---------- Records shown ----------
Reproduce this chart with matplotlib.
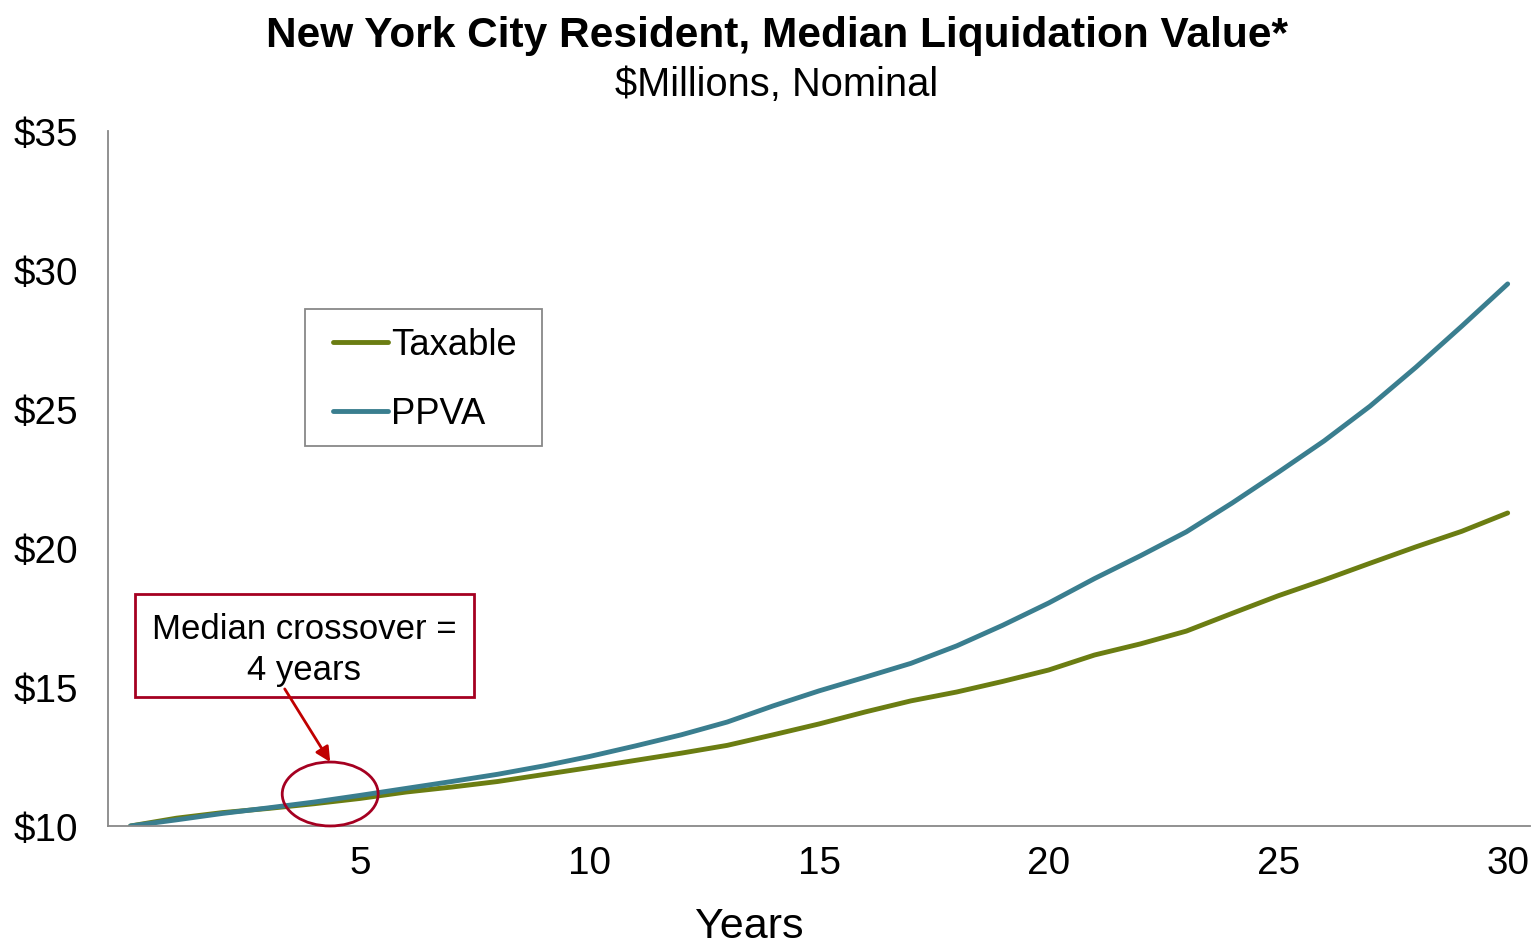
----------
---------- Records shown ----------
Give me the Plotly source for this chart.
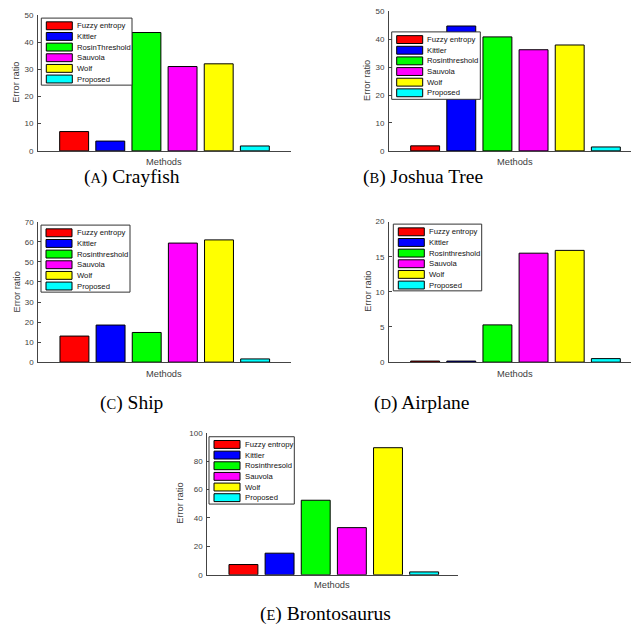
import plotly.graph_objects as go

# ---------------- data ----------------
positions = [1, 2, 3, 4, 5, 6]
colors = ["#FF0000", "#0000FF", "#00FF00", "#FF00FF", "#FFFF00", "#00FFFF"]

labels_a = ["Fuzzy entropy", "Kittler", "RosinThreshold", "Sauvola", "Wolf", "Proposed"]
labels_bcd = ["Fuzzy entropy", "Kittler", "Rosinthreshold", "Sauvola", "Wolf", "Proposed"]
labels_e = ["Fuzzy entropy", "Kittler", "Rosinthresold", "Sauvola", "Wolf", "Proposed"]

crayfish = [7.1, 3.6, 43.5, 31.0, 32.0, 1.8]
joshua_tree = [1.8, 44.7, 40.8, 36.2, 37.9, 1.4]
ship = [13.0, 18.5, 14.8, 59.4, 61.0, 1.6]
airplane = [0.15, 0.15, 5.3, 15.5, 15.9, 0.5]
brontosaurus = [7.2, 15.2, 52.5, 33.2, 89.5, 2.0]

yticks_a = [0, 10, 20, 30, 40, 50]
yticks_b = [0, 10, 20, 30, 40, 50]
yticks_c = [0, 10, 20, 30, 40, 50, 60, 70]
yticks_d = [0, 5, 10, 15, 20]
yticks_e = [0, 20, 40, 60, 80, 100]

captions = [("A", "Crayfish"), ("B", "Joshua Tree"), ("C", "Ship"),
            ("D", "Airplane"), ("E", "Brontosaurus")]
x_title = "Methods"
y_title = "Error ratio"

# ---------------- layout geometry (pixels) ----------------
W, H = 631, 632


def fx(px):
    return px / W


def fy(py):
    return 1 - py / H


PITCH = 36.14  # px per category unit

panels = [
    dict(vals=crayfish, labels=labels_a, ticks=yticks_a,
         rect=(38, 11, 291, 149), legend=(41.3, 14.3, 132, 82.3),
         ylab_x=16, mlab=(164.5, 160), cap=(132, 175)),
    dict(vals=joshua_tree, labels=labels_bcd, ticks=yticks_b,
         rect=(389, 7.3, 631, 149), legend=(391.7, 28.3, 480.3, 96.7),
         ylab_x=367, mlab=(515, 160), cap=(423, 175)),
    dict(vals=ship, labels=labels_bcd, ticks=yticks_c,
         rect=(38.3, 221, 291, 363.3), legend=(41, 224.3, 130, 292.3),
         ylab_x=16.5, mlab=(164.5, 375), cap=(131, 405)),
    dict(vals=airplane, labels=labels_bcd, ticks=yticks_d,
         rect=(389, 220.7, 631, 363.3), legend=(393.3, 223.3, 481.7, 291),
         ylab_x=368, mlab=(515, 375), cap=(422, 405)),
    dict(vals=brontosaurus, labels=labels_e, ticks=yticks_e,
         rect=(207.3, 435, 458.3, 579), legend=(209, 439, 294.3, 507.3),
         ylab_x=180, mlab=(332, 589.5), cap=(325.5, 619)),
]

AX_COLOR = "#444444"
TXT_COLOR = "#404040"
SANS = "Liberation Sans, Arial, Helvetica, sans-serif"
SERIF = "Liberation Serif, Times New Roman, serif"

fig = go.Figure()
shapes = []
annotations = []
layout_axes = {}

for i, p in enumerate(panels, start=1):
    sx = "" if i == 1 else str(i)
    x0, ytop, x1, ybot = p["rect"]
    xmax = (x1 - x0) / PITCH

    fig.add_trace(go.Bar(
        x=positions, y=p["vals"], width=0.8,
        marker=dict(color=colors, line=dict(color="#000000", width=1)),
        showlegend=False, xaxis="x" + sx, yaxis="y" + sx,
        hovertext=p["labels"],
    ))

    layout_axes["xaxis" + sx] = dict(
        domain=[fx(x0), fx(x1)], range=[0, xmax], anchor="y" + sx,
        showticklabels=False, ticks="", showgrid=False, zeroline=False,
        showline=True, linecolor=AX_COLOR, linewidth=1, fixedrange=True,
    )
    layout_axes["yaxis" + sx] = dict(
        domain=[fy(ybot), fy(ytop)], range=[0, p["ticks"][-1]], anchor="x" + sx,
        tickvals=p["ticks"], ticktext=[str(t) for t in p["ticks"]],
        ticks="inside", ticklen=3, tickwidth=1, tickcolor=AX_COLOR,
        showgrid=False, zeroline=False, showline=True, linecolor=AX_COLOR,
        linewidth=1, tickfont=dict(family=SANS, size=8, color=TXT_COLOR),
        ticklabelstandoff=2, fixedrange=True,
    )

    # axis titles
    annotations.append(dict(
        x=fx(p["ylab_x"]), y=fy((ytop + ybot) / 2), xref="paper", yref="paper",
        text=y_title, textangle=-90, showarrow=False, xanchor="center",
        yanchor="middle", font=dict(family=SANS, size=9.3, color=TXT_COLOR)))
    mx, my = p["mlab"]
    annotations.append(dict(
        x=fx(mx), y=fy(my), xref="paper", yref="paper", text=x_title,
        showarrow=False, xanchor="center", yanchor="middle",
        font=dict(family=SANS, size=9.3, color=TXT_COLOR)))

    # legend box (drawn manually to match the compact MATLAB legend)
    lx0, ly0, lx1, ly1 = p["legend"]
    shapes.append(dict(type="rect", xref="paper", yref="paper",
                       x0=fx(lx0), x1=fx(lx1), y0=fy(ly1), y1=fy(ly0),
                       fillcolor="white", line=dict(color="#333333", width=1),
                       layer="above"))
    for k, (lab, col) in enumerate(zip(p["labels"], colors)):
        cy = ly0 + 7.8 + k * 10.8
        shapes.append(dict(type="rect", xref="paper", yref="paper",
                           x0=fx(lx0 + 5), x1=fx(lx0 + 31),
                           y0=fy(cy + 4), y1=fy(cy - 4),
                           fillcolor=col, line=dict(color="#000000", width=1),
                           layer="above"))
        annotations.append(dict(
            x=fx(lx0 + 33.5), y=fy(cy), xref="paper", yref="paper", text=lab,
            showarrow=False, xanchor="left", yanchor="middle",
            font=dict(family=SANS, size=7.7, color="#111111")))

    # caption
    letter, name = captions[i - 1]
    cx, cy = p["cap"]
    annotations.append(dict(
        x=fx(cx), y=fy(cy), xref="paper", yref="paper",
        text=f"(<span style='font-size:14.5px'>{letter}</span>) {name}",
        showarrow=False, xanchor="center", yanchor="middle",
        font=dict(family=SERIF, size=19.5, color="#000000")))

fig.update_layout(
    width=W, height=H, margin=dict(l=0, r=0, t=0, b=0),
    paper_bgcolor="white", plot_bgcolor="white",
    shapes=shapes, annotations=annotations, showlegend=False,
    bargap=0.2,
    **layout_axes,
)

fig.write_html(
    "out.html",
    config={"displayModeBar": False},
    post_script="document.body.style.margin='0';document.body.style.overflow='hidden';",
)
----------
Problem description:
Copy exactly, and copy only, the lines from the one with "Give me the Plotly source for this chart." to the one with "PITCH = 36.14", ends included. Pictures are not part of the copy.

Solution below:
Give me the Plotly source for this chart.
import plotly.graph_objects as go

# ---------------- data ----------------
positions = [1, 2, 3, 4, 5, 6]
colors = ["#FF0000", "#0000FF", "#00FF00", "#FF00FF", "#FFFF00", "#00FFFF"]

labels_a = ["Fuzzy entropy", "Kittler", "RosinThreshold", "Sauvola", "Wolf", "Proposed"]
labels_bcd = ["Fuzzy entropy", "Kittler", "Rosinthreshold", "Sauvola", "Wolf", "Proposed"]
labels_e = ["Fuzzy entropy", "Kittler", "Rosinthresold", "Sauvola", "Wolf", "Proposed"]

crayfish = [7.1, 3.6, 43.5, 31.0, 32.0, 1.8]
joshua_tree = [1.8, 44.7, 40.8, 36.2, 37.9, 1.4]
ship = [13.0, 18.5, 14.8, 59.4, 61.0, 1.6]
airplane = [0.15, 0.15, 5.3, 15.5, 15.9, 0.5]
brontosaurus = [7.2, 15.2, 52.5, 33.2, 89.5, 2.0]

yticks_a = [0, 10, 20, 30, 40, 50]
yticks_b = [0, 10, 20, 30, 40, 50]
yticks_c = [0, 10, 20, 30, 40, 50, 60, 70]
yticks_d = [0, 5, 10, 15, 20]
yticks_e = [0, 20, 40, 60, 80, 100]

captions = [("A", "Crayfish"), ("B", "Joshua Tree"), ("C", "Ship"),
            ("D", "Airplane"), ("E", "Brontosaurus")]
x_title = "Methods"
y_title = "Error ratio"

# ---------------- layout geometry (pixels) ----------------
W, H = 631, 632


def fx(px):
    return px / W


def fy(py):
    return 1 - py / H


PITCH = 36.14  # px per category unit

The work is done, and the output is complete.